OK, bayangkan Anda pernah mempunyai seorang sahabat (bisa pacar, bisa sahabat. Tapi yang di sini saya ambil contoh sahabat). Dengannya, Anda bisa dekkkeeeeeettttt sekali. Anda bercerita banyak ke dia. Mulai dari keluarga, teman, sampai ke permasalahan Anda. Anda bahkan sudah berbagi rahasia pribadi diri Anda dengannya. Anda percaya dengannya. Anda begitu menghargainya. Anda sangat menghormatinya seolah Anda tidak pernah bersahabat begitu dekat sebelumnya dengan orang lain.

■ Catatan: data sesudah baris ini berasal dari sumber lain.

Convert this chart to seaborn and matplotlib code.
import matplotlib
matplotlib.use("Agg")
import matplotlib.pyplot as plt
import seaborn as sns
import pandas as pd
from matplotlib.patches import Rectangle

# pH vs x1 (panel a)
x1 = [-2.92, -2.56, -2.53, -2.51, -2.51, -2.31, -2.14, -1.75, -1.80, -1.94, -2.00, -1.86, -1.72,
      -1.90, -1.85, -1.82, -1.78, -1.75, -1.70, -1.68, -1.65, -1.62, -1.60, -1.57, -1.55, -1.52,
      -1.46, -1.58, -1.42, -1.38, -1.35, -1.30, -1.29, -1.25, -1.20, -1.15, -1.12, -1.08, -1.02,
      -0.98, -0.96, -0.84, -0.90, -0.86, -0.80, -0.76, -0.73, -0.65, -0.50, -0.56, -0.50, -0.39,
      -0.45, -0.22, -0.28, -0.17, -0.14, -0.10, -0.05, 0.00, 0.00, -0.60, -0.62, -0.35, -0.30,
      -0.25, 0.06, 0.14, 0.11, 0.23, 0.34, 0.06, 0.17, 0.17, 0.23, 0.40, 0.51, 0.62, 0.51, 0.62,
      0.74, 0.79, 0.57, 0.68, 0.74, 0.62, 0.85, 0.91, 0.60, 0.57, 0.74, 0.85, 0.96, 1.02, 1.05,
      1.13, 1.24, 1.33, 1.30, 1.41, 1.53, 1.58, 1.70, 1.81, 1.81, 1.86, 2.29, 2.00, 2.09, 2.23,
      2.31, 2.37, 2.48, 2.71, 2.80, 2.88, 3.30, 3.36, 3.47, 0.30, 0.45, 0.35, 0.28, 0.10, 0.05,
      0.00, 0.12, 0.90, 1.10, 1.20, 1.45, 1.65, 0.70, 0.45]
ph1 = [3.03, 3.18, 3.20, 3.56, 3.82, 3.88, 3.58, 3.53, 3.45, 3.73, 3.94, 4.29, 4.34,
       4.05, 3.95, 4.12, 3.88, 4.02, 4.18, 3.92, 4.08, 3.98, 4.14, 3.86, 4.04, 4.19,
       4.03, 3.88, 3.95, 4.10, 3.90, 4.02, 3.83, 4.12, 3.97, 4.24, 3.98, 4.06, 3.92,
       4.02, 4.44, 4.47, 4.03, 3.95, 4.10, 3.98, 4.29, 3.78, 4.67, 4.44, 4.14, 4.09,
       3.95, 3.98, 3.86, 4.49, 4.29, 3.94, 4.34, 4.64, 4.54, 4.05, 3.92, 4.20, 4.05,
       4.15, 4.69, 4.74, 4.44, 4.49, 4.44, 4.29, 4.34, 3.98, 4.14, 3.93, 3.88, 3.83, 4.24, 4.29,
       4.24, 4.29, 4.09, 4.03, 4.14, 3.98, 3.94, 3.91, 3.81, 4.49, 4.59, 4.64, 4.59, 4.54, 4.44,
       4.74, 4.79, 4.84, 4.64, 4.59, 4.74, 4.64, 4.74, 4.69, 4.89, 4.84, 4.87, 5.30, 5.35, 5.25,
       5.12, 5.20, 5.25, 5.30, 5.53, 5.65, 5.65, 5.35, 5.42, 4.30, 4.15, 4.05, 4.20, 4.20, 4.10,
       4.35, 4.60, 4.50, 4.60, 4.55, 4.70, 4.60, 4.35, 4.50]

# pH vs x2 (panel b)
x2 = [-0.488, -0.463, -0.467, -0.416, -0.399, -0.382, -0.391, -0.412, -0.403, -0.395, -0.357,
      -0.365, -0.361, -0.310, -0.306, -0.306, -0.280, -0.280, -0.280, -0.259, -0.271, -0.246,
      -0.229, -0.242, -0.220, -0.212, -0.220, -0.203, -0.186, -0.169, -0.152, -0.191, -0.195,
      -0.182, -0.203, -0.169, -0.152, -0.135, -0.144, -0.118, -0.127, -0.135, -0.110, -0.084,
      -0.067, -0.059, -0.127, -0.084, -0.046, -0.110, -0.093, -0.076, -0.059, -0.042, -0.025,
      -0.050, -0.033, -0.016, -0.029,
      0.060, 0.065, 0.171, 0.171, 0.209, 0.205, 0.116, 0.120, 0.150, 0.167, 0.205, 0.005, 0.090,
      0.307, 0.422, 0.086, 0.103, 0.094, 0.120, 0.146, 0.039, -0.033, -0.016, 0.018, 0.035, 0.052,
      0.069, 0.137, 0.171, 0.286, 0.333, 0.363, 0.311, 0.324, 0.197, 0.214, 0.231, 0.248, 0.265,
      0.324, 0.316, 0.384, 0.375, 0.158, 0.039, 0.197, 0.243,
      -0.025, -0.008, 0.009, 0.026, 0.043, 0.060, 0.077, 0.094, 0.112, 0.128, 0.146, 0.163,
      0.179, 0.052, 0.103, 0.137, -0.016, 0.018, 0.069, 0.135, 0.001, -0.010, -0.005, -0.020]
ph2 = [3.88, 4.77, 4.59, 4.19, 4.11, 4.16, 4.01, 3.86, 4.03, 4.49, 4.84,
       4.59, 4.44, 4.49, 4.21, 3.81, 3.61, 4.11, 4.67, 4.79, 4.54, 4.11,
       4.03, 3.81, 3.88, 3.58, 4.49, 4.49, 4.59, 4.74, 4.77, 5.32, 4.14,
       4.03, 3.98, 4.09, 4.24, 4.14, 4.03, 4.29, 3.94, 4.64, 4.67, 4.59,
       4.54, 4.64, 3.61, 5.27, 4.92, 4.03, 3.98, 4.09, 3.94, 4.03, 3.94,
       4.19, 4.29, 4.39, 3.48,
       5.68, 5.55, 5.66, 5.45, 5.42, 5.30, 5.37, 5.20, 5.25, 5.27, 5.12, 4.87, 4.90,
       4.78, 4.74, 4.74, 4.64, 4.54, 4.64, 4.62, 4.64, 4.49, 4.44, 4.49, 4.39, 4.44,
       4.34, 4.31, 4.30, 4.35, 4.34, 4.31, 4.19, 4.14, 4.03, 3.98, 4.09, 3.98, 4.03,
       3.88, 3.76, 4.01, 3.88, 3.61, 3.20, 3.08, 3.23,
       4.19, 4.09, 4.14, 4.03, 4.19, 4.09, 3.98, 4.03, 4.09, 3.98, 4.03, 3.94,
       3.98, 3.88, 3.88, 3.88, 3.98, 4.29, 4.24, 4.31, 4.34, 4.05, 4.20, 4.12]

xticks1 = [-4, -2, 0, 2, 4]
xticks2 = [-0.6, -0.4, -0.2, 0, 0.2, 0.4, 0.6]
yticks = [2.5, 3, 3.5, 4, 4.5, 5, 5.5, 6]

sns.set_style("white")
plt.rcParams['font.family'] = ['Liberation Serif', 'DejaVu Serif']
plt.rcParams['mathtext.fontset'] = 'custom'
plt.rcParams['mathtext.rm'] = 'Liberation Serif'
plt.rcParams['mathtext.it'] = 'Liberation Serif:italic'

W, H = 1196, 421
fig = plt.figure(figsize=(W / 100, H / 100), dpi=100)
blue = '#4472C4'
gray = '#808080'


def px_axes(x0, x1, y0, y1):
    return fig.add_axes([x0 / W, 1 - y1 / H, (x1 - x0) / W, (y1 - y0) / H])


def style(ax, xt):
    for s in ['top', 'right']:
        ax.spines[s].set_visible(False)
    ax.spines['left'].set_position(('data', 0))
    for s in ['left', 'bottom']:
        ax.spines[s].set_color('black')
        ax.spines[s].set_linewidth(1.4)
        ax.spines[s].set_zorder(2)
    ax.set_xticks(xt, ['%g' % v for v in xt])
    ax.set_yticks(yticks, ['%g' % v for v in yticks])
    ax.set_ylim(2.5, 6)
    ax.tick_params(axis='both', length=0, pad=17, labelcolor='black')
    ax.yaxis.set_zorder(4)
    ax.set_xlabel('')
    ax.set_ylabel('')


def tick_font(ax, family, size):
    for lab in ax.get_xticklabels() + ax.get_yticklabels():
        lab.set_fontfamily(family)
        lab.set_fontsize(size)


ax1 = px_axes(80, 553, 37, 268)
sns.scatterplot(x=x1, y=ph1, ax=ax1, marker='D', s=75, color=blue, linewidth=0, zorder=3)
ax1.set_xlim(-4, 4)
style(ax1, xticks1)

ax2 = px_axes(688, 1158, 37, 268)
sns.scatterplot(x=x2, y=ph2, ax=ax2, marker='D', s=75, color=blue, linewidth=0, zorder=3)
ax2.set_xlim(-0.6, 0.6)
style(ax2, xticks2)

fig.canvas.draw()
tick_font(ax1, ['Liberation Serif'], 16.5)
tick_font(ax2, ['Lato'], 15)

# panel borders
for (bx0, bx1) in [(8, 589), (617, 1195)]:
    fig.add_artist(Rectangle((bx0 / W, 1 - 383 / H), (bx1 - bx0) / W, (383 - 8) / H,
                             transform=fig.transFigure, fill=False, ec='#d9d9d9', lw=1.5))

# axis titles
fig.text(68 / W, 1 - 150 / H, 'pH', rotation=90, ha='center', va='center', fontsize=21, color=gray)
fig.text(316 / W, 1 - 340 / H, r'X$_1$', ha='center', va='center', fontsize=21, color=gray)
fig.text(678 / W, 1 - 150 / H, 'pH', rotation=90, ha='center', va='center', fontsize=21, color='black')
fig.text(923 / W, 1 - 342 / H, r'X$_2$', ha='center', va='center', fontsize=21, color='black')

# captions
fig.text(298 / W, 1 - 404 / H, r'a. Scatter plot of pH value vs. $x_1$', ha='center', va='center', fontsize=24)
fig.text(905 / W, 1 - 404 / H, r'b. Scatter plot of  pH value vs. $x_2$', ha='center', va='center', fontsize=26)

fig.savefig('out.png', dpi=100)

Begitu pula dengannya. Dia juga sering mengatakan kepada Anda, "Kamulah sahabatku." Dan juga dia sudah membawa Anda lebih mengenal ke dalam kehidupan pribadinya. Dia sering meminta saran Anda dan sering menelepon Anda.

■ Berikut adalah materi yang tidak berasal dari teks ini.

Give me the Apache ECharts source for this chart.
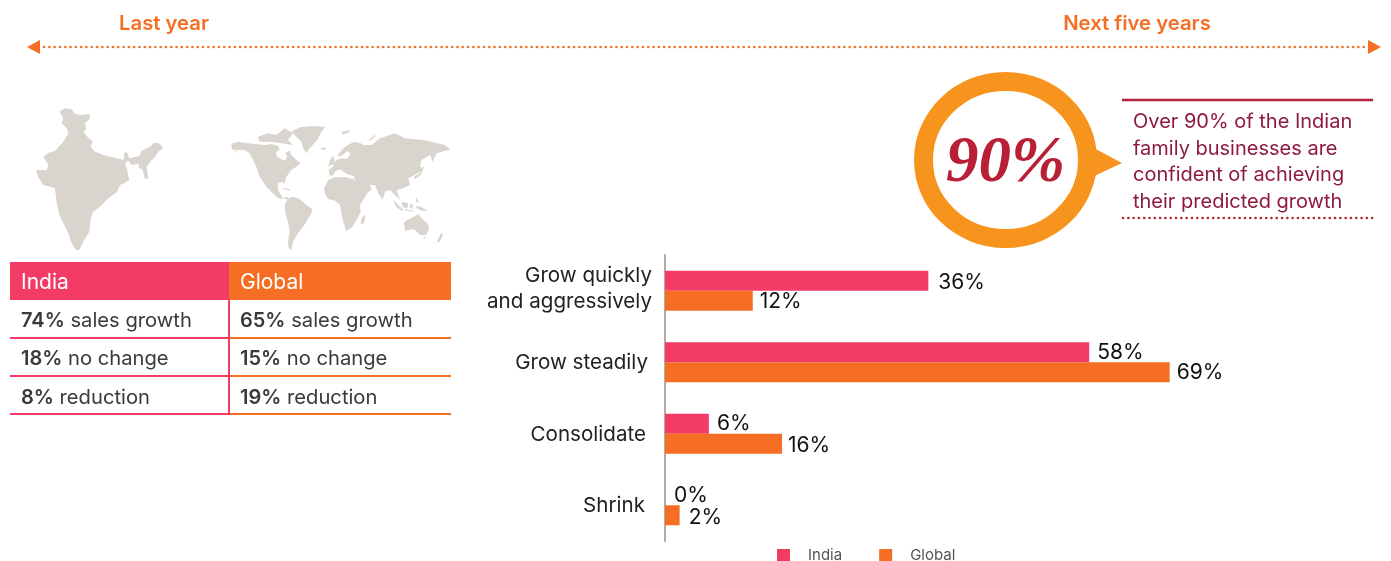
<!DOCTYPE html>
<html>
<head>
<meta charset="utf-8">
<title>Growth outlook</title>
<style>
  html, body { margin: 0; padding: 0; background: #fff; }
  #chart { width: 1391px; height: 561px; }
</style>
<script src="https://cdn.jsdelivr.net/npm/echarts@6/dist/echarts.min.js"></script>
</head>
<body>
<div id="chart"></div>
<script>
  // bar chart, next five years
  var categories = ['Grow quickly\nand aggressively', 'Grow steadily', 'Consolidate', 'Shrink']
  var indiaValues = [36, 58, 6, 0]
  var globalValues = [12, 69, 16, 2]

  // table, last year
  var outcomes = ['sales growth', 'no change', 'reduction']
  var indiaLastYear = [74, 18, 8]
  var globalLastYear = [65, 15, 19]

  var calloutLines = [
    'Over 90% of the Indian',
    'family businesses are',
    'confident of achieving',
    'their predicted growth'
  ]

  // map silhouettes at 3x
  var indiaShape = [[178,65],[195,55],[215,58],[225,72],[245,75],[268,72],[270,85],[255,100],[258,120],[250,125],[262,140],[278,155],[272,170],[285,185],[320,198],[360,207],[372,210],[372,190],[380,185],[388,205],[418,198],[425,182],[450,170],[462,158],[478,160],[490,175],[475,185],[465,200],[450,215],[440,230],[445,265],[435,268],[428,240],[415,232],[418,222],[395,225],[385,212],[375,220],[382,240],[388,270],[375,278],[360,285],[352,305],[325,325],[300,350],[280,365],[272,385],[268,425],[250,455],[238,480],[228,480],[215,460],[205,430],[190,400],[178,375],[170,340],[165,295],[150,290],[130,285],[115,262],[108,240],[140,240],[145,225],[130,200],[145,188],[165,183],[190,155],[205,130],[200,115],[185,100],[190,85]]
  var worldShapes = [
    // north america
    [[694,162],[714,155],[744,160],[769,162],[794,165],[814,162],[834,168],[839,178],[827,188],[834,202],[854,212],[862,200],[856,188],[869,182],[874,195],[889,210],[902,220],[889,230],[874,240],[859,260],[854,280],[844,275],[834,280],[834,300],[849,325],[864,320],[864,328],[834,325],[814,305],[799,290],[779,260],[769,230],[749,190],[734,180],[714,180],[699,190],[709,178],[696,180]],
    [[774,140],[804,130],[829,135],[854,115],[879,130],[864,150],[879,165],[844,160],[814,155],[779,155]],
    [[874,125],[899,112],[934,108],[976,110],[964,125],[952,150],[929,175],[919,190],[909,175],[904,155],[889,140]],
    [[962,175],[976,172],[979,178],[966,180]],
    [[849,293],[870,298],[868,302],[850,297]],
    // south america
    [[854,345],[864,325],[879,320],[899,327],[919,345],[937,357],[934,370],[919,395],[909,410],[894,430],[879,455],[874,480],[866,475],[864,455],[869,425],[864,395],[856,370]],
    // africa
    [[972,295],[985,270],[1005,262],[1040,262],[1062,268],[1075,295],[1085,312],[1105,305],[1095,320],[1080,345],[1082,365],[1070,390],[1055,413],[1038,423],[1030,395],[1025,375],[1020,345],[1005,332],[984,327],[974,310]],
    [[1090,377],[1096,375],[1092,400],[1082,403],[1084,387]],
    // eurasia
    [[985,240],[998,232],[1003,222],[1008,210],[1025,205],[1040,207],[1052,192],[1042,183],[1028,195],[1018,200],[1012,195],[1035,170],[1062,155],[1082,160],[1090,165],[1115,165],[1140,145],[1185,130],[1215,145],[1270,150],[1335,165],[1352,180],[1335,182],[1310,190],[1298,215],[1290,195],[1265,210],[1260,225],[1265,240],[1245,255],[1225,265],[1230,285],[1210,295],[1190,300],[1200,330],[1185,315],[1170,300],[1155,305],[1148,330],[1135,310],[1125,285],[1110,285],[1115,300],[1100,308],[1082,315],[1070,295],[1065,272],[1062,258],[1040,252],[1020,238],[1005,245],[1000,255],[990,258]],
    [[990,210],[1000,195],[1005,222],[985,228]],
    [[1025,125],[1050,120],[1045,128],[1028,133]],
    [[1105,150],[1125,135],[1128,138],[1110,152]],
    // islands of south east asia
    [[1180,330],[1195,345],[1210,360],[1205,363],[1188,350]],
    [[1205,335],[1225,340],[1222,355],[1208,352]],
    [[1215,357],[1240,362],[1240,365],[1215,361]],
    [[1230,342],[1240,345],[1235,358],[1230,352]],
    [[1248,347],[1265,352],[1283,362],[1265,362],[1250,355]],
    [[1248,320],[1258,340],[1248,335]],
    [[1265,232],[1272,232],[1262,255],[1245,268],[1242,262],[1258,250]],
    // australia and new zealand
    [[1212,397],[1235,383],[1255,373],[1265,385],[1282,400],[1288,415],[1278,435],[1260,435],[1242,417],[1215,423]],
    [[1270,440],[1276,440],[1274,447]],
    [[1330,435],[1323,430],[1310,457],[1317,457]]
  ]

  var PINK = '#F23C66'
  var ORANGE = '#F66E23'
  var FONT = 'Inter, "Liberation Sans", sans-serif'

  function txt (x, y, text, size, fill, align, extra) {
    var style = { x: x, y: y, text: text, fill: fill, align: align || 'left', verticalAlign: 'middle', font: size + 'px ' + FONT }
    if (extra) Object.assign(style, extra)
    return { type: 'text', silent: true, style: style }
  }

  function dotted (x1, x2, y, color) {
    return {
      type: 'line',
      silent: true,
      shape: { x1: x1, y1: y, x2: x2, y2: y },
      style: { stroke: color, lineWidth: 2.5, lineDash: [0.1, 5.2], lineCap: 'round' }
    }
  }

  function rule (x1, y1, x2, y2, color, width) {
    return {
      type: 'line',
      silent: true,
      shape: { x1: x1, y1: y1, x2: x2, y2: y2 },
      style: { stroke: color, lineWidth: width }
    }
  }

  function shape (points) {
    return {
      type: 'polygon',
      silent: true,
      x: 0,
      y: 90,
      scaleX: 1 / 3,
      scaleY: 1 / 3,
      shape: { points: points },
      style: { fill: '#DAD4CF' }
    }
  }

  var graphics = []

  // timeline arrow on top
  graphics.push(txt(164, 23.5, 'Last year', 20, ORANGE, 'center', { font: '600 20.3px ' + FONT }))
  graphics.push(txt(1137, 23.5, 'Next five years', 20, ORANGE, 'center', { font: '600 20.3px ' + FONT }))
  graphics.push(dotted(44, 1366, 47, ORANGE))
  graphics.push({ type: 'polygon', silent: true, shape: { points: [[27, 47], [40, 40], [40, 54]] }, style: { fill: ORANGE } })
  graphics.push({ type: 'polygon', silent: true, shape: { points: [[1381, 47], [1368, 40], [1368, 54]] }, style: { fill: ORANGE } })

  // maps
  graphics.push(shape(indiaShape))
  worldShapes.forEach(function (s) { graphics.push(shape(s)) })

  // table
  graphics.push({ type: 'rect', silent: true, shape: { x: 10, y: 262, width: 219, height: 38 }, style: { fill: PINK } })
  graphics.push({ type: 'rect', silent: true, shape: { x: 229, y: 262, width: 222, height: 38 }, style: { fill: ORANGE } })
  graphics.push(txt(21, 283, 'India', 21, '#fff'))
  graphics.push(txt(240, 283, 'Global', 21, '#fff'))
  var rowBottoms = [338, 376, 414]
  var rowMiddles = [321, 359, 398]
  var rich = { b: { font: '600 20px ' + FONT, fill: '#3a3a3a' } }
  outcomes.forEach(function (name, i) {
    graphics.push(rule(10, rowBottoms[i], 229, rowBottoms[i], PINK, 2))
    graphics.push(rule(230, rowBottoms[i], 451, rowBottoms[i], ORANGE, 2))
    graphics.push(txt(21, rowMiddles[i], '{b|' + indiaLastYear[i] + '%} ' + name, 20.2, '#3a3a3a', 'left', { rich: rich }))
    graphics.push(txt(240, rowMiddles[i], '{b|' + globalLastYear[i] + '%} ' + name, 20.2, '#3a3a3a', 'left', { rich: rich }))
  })
  graphics.push(rule(229, 300, 229, 415, PINK, 2))

  // 90% badge and callout
  graphics.push({ type: 'polygon', silent: true, shape: { points: [[1090, 146], [1122, 163], [1090, 178]] }, style: { fill: '#F7941E' } })
  graphics.push({
    type: 'ellipse',
    silent: true,
    shape: { cx: 1005.5, cy: 160, rx: 82, ry: 78.5 },
    style: { fill: '#fff', stroke: '#F7941E', lineWidth: 19 }
  })
  graphics.push(txt(1005.5, 164, '90%', 65, '#B91F36', 'center', { font: 'italic bold 65px "Liberation Serif", serif' }))
  graphics.push(rule(1122, 100, 1373, 100, '#B5223C', 2.5))
  calloutLines.forEach(function (line, i) {
    graphics.push(txt(1133, [122, 149, 175, 202][i], line, 20, '#8E1B3C'))
  })
  graphics.push(dotted(1123, 1373, 218, '#B5223C'))

  // small per-label shifts, the source labels were placed by hand
  var indiaNudge = [[3, 2], [1, 0], [1, 0], [2, 0]]
  var globalNudge = [[0, 1], [0, 0], [-1, 2], [2, 2]]

  function barData (values, nudge) {
    return values.map(function (v, i) {
      return { value: v, label: { offset: nudge[i] } }
    })
  }

  var barLabel = {
    show: true,
    position: 'right',
    distance: 7,
    color: '#111',
    fontFamily: FONT,
    fontSize: 21,
    formatter: '{c}%'
  }

  // right edges of the axis labels are not aligned in the source
  var labelRich = {
    r0: { fontSize: 20.6, fontFamily: FONT, color: '#222', lineHeight: 26, padding: [0, 0, 4, 0] },
    r1: { fontSize: 20.6, fontFamily: FONT, color: '#222', lineHeight: 26, padding: [1, 4, 0, 0] },
    r2: { fontSize: 20.6, fontFamily: FONT, color: '#222', lineHeight: 26, padding: [2, 6, 0, 0] },
    r3: { fontSize: 20.6, fontFamily: FONT, color: '#222', lineHeight: 26, padding: [2, 7, 0, 0] }
  }

  var option = {
    animation: false,
    textStyle: { fontFamily: FONT },
    graphic: { elements: graphics },
    legend: {
      left: 777,
      top: 548,
      itemWidth: 13,
      itemHeight: 13,
      itemGap: 37,
      icon: 'rect',
      padding: 0,
      selectedMode: false,
      data: ['India', 'Global'],
      textStyle: { color: '#555', fontSize: 15, fontFamily: FONT, padding: [0, 0, 0, 13] }
    },
    grid: { left: 665, top: 255, width: 512, height: 286 },
    xAxis: { type: 'value', min: 0, max: 70, show: false },
    yAxis: {
      type: 'category',
      inverse: true,
      offset: 1.5,
      data: categories,
      axisTick: { show: false },
      axisLine: { lineStyle: { color: '#B5ABA3', width: 2 } },
      axisLabel: {
        margin: 11.5,
        rich: labelRich,
        formatter: function (value, index) {
          return value.split('\n').map(function (line) {
            return '{r' + index + '|' + line + '}'
          }).join('\n')
        }
      }
    },
    series: [
      { name: 'India', type: 'bar', data: barData(indiaValues, indiaNudge), barWidth: 20, barGap: '0%', itemStyle: { color: PINK }, label: barLabel },
      { name: 'Global', type: 'bar', data: barData(globalValues, globalNudge), barWidth: 20, barGap: '0%', itemStyle: { color: ORANGE }, label: barLabel }
    ]
  }

  var myEcharts = echarts.init(document.getElementById('chart'))
  myEcharts.setOption(option)
</script>
</body>
</html>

Paling tidak untuk sekian waktu dia membantu Anda. (Topengnya KEREN SEKALI!!! Wajah aslinya saja sampai tidak kelihatan!)

Tapi kemudian, seolah tidak ada angin tidak ada petir, tiba-tiba saja hujan (halah...). Maksudnya tiba-tiba saja dia meninggalkan Anda, menjauhi Anda, tidak menyapa Anda lagi, begitu sombong, begitu dingin. Ketika Anda berpapasan dengannya, seolah dia tidak melihat. Ketika Anda menyapanya, dia cuma tersenyum kecut. Ketika Anda berusaha menanyakan "Ada apa di antara kita?" atau "Aku salah apa?", dia hanya menjawab, "Tidak apa-apa" atau "Kamu koq kek anak kecil aja" dan menjawab seolah tidak ada apa-apa di antara kalian.

Kemudian Anda mulai instropeksi dan bertanya-tanya, sebenarnya Anda salah apa. Anda mulai melihat ke dalam diri Anda dan mulai menelaah satu per satu latar belakang yang mungkin menghalangi persahabatan kalian. Dan Anda menemukan sesuatu. Satu jawaban yang cukup memuaskan diri Anda.

Dia sudah tidak ada kepentingan lagi denganmu. Manisnya dah habis. Sisa sepahnya saja. Mana bisa dimakan lagi? Ya apa boleh buat, buang aja deh...

Hey, man!! Saya adalah salah satu dari sekian milyar manusia yang sangat sangat sangat menjunjung tinggi namanya PERSAHABATAN itu! Saya sangat sangat sangat menghargai seorang sahabat (sejenis maupun lawan jenis) dan saya akan memberikannya yang terbaik. Dan saya akan sangat marah dan kecewa kalau ada oknum-oknum yang memanfaatkan ajang yang namanya "PERSAHABATAN" hanya untuk "disedot manisnya" saja.

Memang dunia ini panggung sandiwara! Semua dari kita adalah pemerannya. Ada protagonis ada antagonis. Ada yg tulus ada yang palsu. Mau "manis"nya seseorang? Gampang, tinggal tepe-tepe aja (tepe itu tebar pesona, red). Begitu orang itu terjerat, sedotttt... Manisnya hilang, di-lepeh (bahasa Indonesianya: dibuang) saja! Apa yang manusia lihat kan cuma 'topeng'.

Inilah yang kurasakan ketika saya menulis "Topeng" dan "Panggung Sandiwara" ini. Saya belajar untuk menanggalkan topeng saya dan menunjukkan wajah asliku. Cuma saya juga harus siap dengan wajah teman-temanku yang mungkin akan menanggalkan topengnya. Nggak boleh kabur ya... Hehe..

Sobat JINS, ingat-ingatlah hal ini. Pakai topeng, sah-sah saja. Banyak teman, dapat promosi dan sebagainya. Toh manusia melihat topeng dan rupa. Cuma ingat satu hal. Tuhan melihat hati. Ia bahkan tidak terpengaruh sama sekali dengan segala macam topeng yang kita kenakan.

Dunia ini panggung sandiwara, yang harus kita mainkan. Ada peran wajar, ada peran berpura-pura... Tapi tak peduli di pentas manapun Anda main, pastikan sutradaranya Yesus ya. Peace!!